I was now in the main terminal.  This was a large, cold two-story room divided from the solitary gate area by a low plywood wall and another security checkpoint.  Above the gate was a loft area that had a restaurant and additional seating.  Along the right wall, there were a series of individual kiosks at which one would check in.  They looked more like carnival booths than airline counters as each one stood individually and had wheels.  There was no one behind the Jet Airways converted kissing booth, though.  Apparently, although you have to be in the airport 3 hours prior to take-off, the airline staff shows up when they damn well feel like it.  At least that’s universal!

I took a seat in an orange molded plastic chair and waited.  In about 30 minutes, a woman wondered in the main terminal with a Jet Airways uniform and leisurely took her place behind the counter.  I darted up eagerly to get this milestone behind me.  She checked me in, gave me my ticket and then told me that there was no carry-on allowed.  What?  No carry-on?  You mean like no excessive carry-on?  Nope, none what so ever!  I reminded her that I was business class and she reminded me that she did not care. NO CARRY-ON!  I explained diligently that I had my ski boots in my boot bag and these would not travel well - clanging around in the belly of the aircraft.  She explained diligently that there was NO CARRY-ON!  After a lively discussion, she recommended I take it up with the security people and maybe they would let it on.  Hum?  I mean what harm could come of demanding to take ski boots onboard an aircraft from the commander of security in an airport located in a militant zone full of terrorist.  Again, I really need a new “little voice.” 

So, like an idiot, I went over to the soldier guarding the gate area and asked to see his commanding officer.  He told me to take a seat and he would go get him.  A few minutes late, I was escorted into a small office and was face to face with the captain of the guard.  I explained my situation….. and then explained what ski boot were.  Not a good start.  Apparently, this was a case of know your audience.  We had a nice discussion ranging from why I was in India to how I liked sourcing as a career.  By the end of it, we were fast friends and he agreed to let me carry them on.

The other thing that the woman at the Jet Airways Kiosk gave me was my Business Class Lounge Pass.  She explained that the lounge was located at the back of the restaurant and pointed up the stairs.

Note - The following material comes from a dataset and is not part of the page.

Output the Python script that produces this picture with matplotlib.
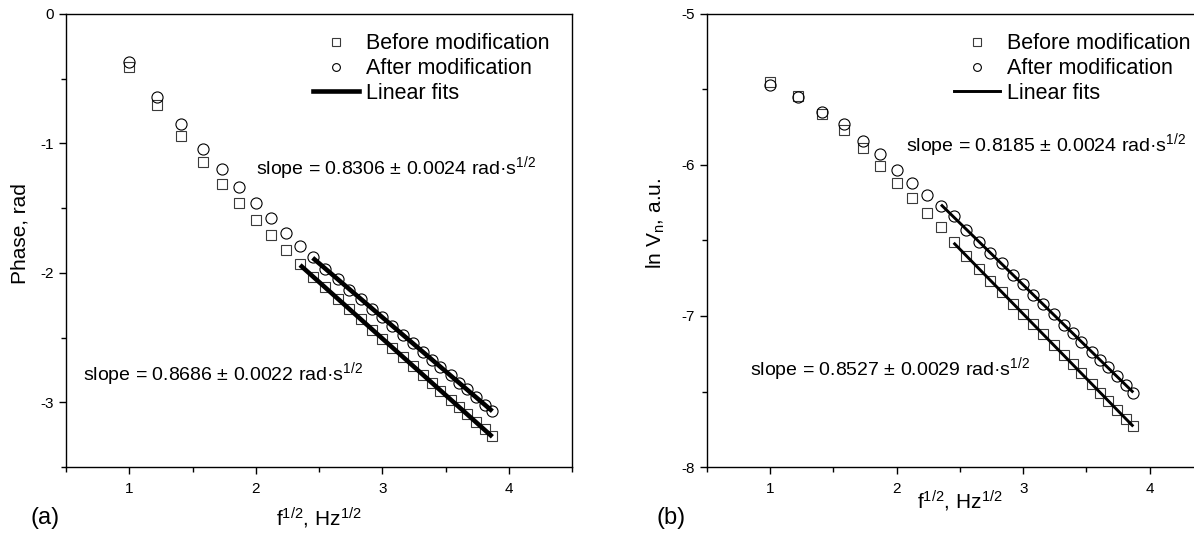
import matplotlib
matplotlib.use('Agg')
import matplotlib.pyplot as plt
from matplotlib.lines import Line2D
import numpy as np

plt.rcParams['font.family'] = ['Liberation Sans', 'DejaVu Sans']
plt.rcParams['mathtext.fontset'] = 'custom'
plt.rcParams['mathtext.rm'] = 'Liberation Sans'
plt.rcParams['mathtext.it'] = 'Liberation Sans:italic'
plt.rcParams['axes.unicode_minus'] = False

# square root of frequency, Hz^1/2
sqrt_f = [1.00, 1.22, 1.41, 1.58, 1.73, 1.87, 2.00, 2.12, 2.24, 2.35,
          2.45, 2.55, 2.65, 2.74, 2.83, 2.92, 3.00, 3.08, 3.16, 3.24,
          3.32, 3.39, 3.46, 3.54, 3.61, 3.67, 3.74, 3.81, 3.87]

# (a) phase, rad
phase_before = [-0.41, -0.70, -0.94, -1.14, -1.31, -1.46, -1.59, -1.71, -1.82, -1.93,
                -2.03, -2.11, -2.20, -2.28, -2.36, -2.44, -2.51, -2.58, -2.65, -2.72,
                -2.79, -2.85, -2.91, -2.98, -3.04, -3.09, -3.15, -3.21, -3.26]
phase_after = [-0.37, -0.64, -0.85, -1.04, -1.20, -1.34, -1.46, -1.58, -1.69, -1.79,
               -1.88, -1.97, -2.05, -2.13, -2.20, -2.28, -2.34, -2.41, -2.48, -2.54,
               -2.61, -2.67, -2.73, -2.79, -2.85, -2.90, -2.96, -3.02, -3.07]

# (b) ln Vn, a.u.
lnv_before = [-5.45, -5.54, -5.66, -5.77, -5.89, -6.01, -6.12, -6.22, -6.32, -6.41,
              -6.51, -6.60, -6.69, -6.77, -6.84, -6.92, -6.99, -7.05, -7.12, -7.19,
              -7.26, -7.32, -7.38, -7.45, -7.51, -7.56, -7.62, -7.68, -7.73]
lnv_after = [-5.47, -5.55, -5.65, -5.73, -5.84, -5.93, -6.03, -6.12, -6.20, -6.27,
             -6.34, -6.43, -6.51, -6.58, -6.65, -6.73, -6.79, -6.86, -6.92, -6.99,
             -7.06, -7.11, -7.17, -7.24, -7.29, -7.34, -7.40, -7.46, -7.51]

# first point of each linear fit (index in sqrt_f)
fit_start_a = {'before': 9, 'after': 10}
fit_start_b = {'before': 10, 'after': 9}

slopes_a = ['0.8306 \u00b1 0.0024', '0.8686 \u00b1 0.0022']
slopes_b = ['0.8185 \u00b1 0.0024', '0.8527 \u00b1 0.0029']

x = np.array(sqrt_f)

fig = plt.figure(figsize=(11.94, 5.33), dpi=100)
ax1 = fig.add_axes([0.0553, 0.1238, 0.4238, 0.850])
ax2 = fig.add_axes([0.5921, 0.1238, 0.4238, 0.850])


def draw_panel(ax, before, after, starts, fit_lw):
    before = np.array(before)
    after = np.array(after)
    for y, i0 in ((before, starts['before']), (after, starts['after'])):
        k, b = np.polyfit(x[i0:], y[i0:], 1)
        xx = np.array([x[i0], x[-1]])
        ax.plot(xx, k * xx + b, color='black', lw=fit_lw, zorder=3, solid_capstyle='butt')
    ax.plot(x, before, ls='none', marker='s', ms=7.5, mfc='none', mec='#3a3a3a', mew=0.8, zorder=2)
    ax.plot(x, after, ls='none', marker='o', ms=8, mfc='none', mec='black', mew=0.8, zorder=2)

    ax.set_xlim(0.5, 4.5)
    ax.set_xticks([1, 2, 3, 4])
    ax.set_xticks([0.5, 1.5, 2.5, 3.5, 4.5], minor=True)
    for s in ax.spines.values():
        s.set_linewidth(1.0)
    ax.tick_params(which='major', direction='out', length=5, width=1, labelsize=11, top=False, right=False)
    ax.tick_params(axis='y', which='major', pad=3.5)
    ax.tick_params(axis='x', which='major', pad=6)
    ax.tick_params(which='minor', direction='out', length=3.5, width=1, top=False, right=False)

    handles = [Line2D([], [], ls='none', marker='s', ms=7.5, mfc='none', mec='#3a3a3a', mew=0.8),
               Line2D([], [], ls='none', marker='o', ms=8, mfc='none', mec='black', mew=0.8),
               Line2D([], [], color='black', lw=fit_lw)]
    ax.legend(handles, ['Before modification', 'After modification', 'Linear fits'],
              loc='upper left', bbox_to_anchor=(0.488, 0.957), frameon=False, fontsize=15.5,
              handlelength=2.14, handletextpad=0.33, labelspacing=0.17, markerscale=0.7,
              borderpad=0, borderaxespad=0)


draw_panel(ax1, phase_before, phase_after, fit_start_a, 3.3)
ax1.set_ylim(-3.5, 0)
ax1.set_yticks([0, -1, -2, -3])
ax1.set_yticks([-0.5, -1.5, -2.5, -3.5], minor=True)
ax1.set_xlabel('f$^{1/2}$, Hz$^{1/2}$', fontsize=15)
ax1.set_ylabel('Phase, rad', fontsize=15)
ax1.xaxis.set_label_coords(0.5, -0.085)
ax1.yaxis.set_label_coords(-0.073, 0.515)
ax1.text(2.0, -1.19, 'slope = ' + slopes_a[0] + ' rad\u00b7s$^{1/2}$', fontsize=14, va='center', ha='left')
ax1.text(0.634, -2.78, 'slope = ' + slopes_a[1] + ' rad\u00b7s$^{1/2}$', fontsize=14, va='center', ha='left')

draw_panel(ax2, lnv_before, lnv_after, fit_start_b, 2.1)
ax2.set_ylim(-8, -5)
ax2.set_yticks([-5, -6, -7, -8])
ax2.set_yticks([-5.5, -6.5, -7.5], minor=True)
ax2.set_xlabel('f$^{1/2}$, Hz$^{1/2}$', fontsize=15)
ax2.set_ylabel('ln V$_{\\mathrm{n}}$, a.u.', fontsize=15)
ax2.xaxis.set_label_coords(0.5, -0.047)
ax2.yaxis.set_label_coords(-0.079, 0.538)
ax2.text(2.07, -5.87, 'slope = ' + slopes_b[0] + ' rad\u00b7s$^{1/2}$', fontsize=14, va='center', ha='left')
ax2.text(0.84, -7.35, 'slope = ' + slopes_b[1] + ' rad\u00b7s$^{1/2}$', fontsize=14, va='center', ha='left')

fig.text(31 / 1194, 1 - 518 / 533, '(a)', fontsize=17, va='center', ha='left')
fig.text(656 / 1194, 1 - 518 / 533, '(b)', fontsize=17, va='center', ha='left')

fig.savefig('out.png', dpi=100)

After my discussion with the Captain, I made my way up the stairs and showed the waiter my lounge card.  The restaurant was not very big and sat in the corner of the loft.  There were no walls or dividers of any kind delineating the restaurant other than the tables which contrasted to the rows of connected molded plastic seats.   Along one wall, there was an angled glass counter, like a deli counter, full of pre-made Indian dishes and desserts and roughly 8 tables splayed in front of it.   On the far side of the counter, there were two tables sectioned off from the rest by rope, regular rope, not velvet rope.  This was the business class lounge.  I hesitantly skulked to the makeshift VIP area and waited out my remaining time before my flight was called and we were allowed into the gate area.

Finally, it was time to move through the final milestone.  I made my way down the stairs to the gate area underneath.  There was a final checkpoint, complete with the feel-up by a heavily armed soldier and an underused x-ray machine (since no one had carry-on).   I stepped through security unchallenged, as clearly my new friend had cleared the way, and took my seat in the gate area.  I now felt relief as I was almost out …or so I thought.

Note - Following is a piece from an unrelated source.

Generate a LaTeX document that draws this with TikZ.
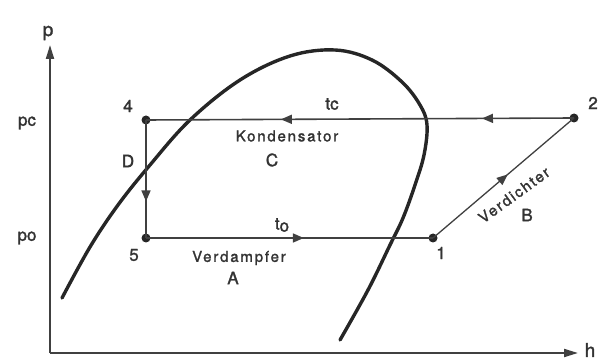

As I settled into my book, I was tapped on the shoulder.  It was a lowly, and somewhat hygienically-challenged, soldier.  Grunting, as only a developing nation soldiers can, he motioned me to the door at the back of the gate area.  My heart sunk!  I thought to myself, “damn!  Should have just checked the boots.  Now you are going to see how the professionals handled uppity Americans.  Shit!”  It was all just too easy.  I was escorted into a smallish room with a table and two chairs on either side.  I took my seat and waited.  About 10 minutes later, my Captain friend came in and sat down across from me.  He asked me a few more questions about my job, my company and why I was in India.  Then, out of nowhere, he starts pitching his brothers furniture manufacturing company in Kashmir.  I was floored … albeit not too floored to see the opportunity.  I listened attentively and injected “really” and “sounds great” strategically in all the right places.  I spoke about the possibilities in a non-committal manner, took his number, thank him and went back to the seating area to collapse with relief.

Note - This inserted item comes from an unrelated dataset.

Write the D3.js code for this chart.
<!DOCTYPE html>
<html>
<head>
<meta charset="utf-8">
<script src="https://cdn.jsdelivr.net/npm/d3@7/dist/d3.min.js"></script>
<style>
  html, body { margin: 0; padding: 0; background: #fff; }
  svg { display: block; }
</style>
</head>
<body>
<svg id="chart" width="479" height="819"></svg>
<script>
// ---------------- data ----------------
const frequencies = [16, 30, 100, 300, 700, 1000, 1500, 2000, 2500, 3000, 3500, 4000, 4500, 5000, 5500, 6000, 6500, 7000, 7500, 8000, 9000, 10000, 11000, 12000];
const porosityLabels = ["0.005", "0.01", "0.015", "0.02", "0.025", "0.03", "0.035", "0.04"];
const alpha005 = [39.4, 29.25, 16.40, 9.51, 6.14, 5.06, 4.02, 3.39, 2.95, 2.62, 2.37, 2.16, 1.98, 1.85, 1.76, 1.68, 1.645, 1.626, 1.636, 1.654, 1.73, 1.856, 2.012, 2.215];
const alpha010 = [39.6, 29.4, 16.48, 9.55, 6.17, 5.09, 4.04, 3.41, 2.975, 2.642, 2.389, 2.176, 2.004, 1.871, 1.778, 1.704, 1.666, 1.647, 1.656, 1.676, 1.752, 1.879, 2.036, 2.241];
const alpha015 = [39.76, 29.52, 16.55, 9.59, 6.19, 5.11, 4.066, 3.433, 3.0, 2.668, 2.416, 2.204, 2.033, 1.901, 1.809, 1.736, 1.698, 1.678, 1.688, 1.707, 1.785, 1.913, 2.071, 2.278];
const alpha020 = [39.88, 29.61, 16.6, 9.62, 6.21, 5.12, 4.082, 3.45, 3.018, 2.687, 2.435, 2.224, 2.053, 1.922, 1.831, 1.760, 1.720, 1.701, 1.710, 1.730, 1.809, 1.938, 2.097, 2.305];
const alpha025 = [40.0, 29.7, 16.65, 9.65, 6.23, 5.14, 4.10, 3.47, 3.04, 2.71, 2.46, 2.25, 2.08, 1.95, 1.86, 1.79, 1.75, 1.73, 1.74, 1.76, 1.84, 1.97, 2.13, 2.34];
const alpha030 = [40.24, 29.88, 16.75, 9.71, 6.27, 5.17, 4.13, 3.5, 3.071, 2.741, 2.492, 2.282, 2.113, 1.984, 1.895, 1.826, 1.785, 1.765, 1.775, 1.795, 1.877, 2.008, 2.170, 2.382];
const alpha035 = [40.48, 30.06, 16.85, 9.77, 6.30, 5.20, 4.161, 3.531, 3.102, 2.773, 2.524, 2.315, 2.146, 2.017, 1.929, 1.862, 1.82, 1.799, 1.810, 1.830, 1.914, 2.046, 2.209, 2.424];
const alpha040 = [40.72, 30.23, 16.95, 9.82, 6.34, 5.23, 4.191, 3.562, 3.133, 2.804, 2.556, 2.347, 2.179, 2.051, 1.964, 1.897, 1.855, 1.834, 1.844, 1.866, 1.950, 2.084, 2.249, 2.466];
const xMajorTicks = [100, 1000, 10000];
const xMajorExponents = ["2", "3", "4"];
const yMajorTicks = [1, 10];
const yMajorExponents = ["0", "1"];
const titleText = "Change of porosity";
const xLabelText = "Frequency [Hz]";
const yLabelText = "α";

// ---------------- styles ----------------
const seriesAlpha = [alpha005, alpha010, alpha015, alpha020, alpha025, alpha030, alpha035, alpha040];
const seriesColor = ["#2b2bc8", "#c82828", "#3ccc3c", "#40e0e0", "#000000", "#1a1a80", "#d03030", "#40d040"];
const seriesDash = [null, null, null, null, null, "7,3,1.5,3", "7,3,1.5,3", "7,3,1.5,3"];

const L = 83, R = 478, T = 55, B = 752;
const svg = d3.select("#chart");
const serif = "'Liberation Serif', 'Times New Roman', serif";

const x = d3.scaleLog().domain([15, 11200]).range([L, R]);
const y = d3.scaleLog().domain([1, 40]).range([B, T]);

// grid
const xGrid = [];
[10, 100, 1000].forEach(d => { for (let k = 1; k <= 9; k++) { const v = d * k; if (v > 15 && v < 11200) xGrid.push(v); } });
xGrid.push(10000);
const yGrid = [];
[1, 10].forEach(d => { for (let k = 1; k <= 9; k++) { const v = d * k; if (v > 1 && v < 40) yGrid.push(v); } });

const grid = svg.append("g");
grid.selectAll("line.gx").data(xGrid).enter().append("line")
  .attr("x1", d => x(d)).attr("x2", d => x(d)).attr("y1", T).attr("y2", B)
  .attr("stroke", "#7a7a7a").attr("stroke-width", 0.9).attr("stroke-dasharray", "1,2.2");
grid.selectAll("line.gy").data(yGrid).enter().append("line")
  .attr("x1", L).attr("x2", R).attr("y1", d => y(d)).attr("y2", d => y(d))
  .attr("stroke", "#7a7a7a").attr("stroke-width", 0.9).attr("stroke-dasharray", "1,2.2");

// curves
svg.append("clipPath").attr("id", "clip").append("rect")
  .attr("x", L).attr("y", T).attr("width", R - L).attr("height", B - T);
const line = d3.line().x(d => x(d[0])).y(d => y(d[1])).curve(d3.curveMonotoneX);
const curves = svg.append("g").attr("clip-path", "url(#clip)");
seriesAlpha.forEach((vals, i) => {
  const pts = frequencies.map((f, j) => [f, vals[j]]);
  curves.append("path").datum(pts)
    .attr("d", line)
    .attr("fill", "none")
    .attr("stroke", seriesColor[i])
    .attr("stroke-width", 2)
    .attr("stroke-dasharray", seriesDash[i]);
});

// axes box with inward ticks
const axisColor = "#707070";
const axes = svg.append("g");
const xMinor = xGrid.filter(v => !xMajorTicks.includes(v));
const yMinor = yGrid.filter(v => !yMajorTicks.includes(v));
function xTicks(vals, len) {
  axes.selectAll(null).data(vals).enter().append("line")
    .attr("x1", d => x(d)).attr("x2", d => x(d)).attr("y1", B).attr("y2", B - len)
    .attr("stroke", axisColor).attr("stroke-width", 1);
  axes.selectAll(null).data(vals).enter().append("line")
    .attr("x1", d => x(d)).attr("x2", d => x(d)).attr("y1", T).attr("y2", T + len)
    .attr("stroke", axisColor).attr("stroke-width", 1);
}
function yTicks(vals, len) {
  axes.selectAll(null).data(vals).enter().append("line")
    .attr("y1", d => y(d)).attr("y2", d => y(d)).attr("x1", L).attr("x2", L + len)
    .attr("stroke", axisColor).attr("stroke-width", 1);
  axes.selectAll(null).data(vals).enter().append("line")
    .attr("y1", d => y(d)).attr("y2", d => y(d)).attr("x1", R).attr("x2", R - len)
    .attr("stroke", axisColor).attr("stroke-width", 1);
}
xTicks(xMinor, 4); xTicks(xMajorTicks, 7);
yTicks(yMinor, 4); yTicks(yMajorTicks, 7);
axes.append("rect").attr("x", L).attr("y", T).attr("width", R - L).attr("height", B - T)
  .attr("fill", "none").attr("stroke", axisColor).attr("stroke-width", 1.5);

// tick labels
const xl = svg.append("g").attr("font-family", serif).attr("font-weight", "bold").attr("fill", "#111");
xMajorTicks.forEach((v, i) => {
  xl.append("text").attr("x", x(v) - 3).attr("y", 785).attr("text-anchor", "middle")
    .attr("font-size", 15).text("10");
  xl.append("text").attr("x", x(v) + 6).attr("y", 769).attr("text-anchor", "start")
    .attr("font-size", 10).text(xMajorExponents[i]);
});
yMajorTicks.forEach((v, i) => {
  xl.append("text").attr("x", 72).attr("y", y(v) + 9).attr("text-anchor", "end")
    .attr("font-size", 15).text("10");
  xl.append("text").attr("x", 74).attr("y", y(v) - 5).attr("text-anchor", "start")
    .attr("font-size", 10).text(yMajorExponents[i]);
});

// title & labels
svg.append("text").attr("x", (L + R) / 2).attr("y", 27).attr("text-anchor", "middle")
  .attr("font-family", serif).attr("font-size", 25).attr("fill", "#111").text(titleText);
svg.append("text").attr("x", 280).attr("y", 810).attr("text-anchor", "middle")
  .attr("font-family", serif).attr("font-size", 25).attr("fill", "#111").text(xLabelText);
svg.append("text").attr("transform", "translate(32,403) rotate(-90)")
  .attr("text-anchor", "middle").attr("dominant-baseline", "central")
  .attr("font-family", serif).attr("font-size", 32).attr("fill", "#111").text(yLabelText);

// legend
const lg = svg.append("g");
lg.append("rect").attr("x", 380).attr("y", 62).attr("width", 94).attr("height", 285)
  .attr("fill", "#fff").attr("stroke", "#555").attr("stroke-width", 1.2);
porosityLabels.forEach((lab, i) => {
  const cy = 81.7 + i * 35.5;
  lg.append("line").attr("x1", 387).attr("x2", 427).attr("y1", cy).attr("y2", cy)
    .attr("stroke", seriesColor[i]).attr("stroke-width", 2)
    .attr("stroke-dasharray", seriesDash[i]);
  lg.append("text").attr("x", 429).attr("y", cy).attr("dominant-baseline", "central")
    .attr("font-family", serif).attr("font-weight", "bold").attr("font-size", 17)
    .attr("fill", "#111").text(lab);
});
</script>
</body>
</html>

I really could not concentrate on my book any longer and took a look around the gate area.  The section held about 100 people and had a glass wall interrupted by a pair of glass doors leading out to the tarmac. Beyond the doors, there was about a 100-yard walk to another building that looked like a turnstile building from a high school football stadium.  Here, you went through another checkpoint, bag check and pat-down.   From there, you had about another 50-yard walk to the plane.

As the pre-boarding activity began, the odiferous soldier returned to summoned me back to the room.  I was again met by the Captain, but this time escorted out the back door and into a jeep.  WTF! Maybe I had not made such a good impression on the Captain and I was being taken to somewhere no one would find the body.  Shit! Shit!  The jeep took off, rounded the building, headed straight for the plane and dropped me at the foot of the stairs.  No security, no checkpoint, no walking for me!

Shocked, I thanked the Captain profusely, grabbed my ski boots and climbed up the stairs.  I entered the empty plane, stored my boots in the overhead compartment and promptly collapsed into the seat! 

Flying out if Kashmir


I was finally leaving Kashmir … and could not wait to return!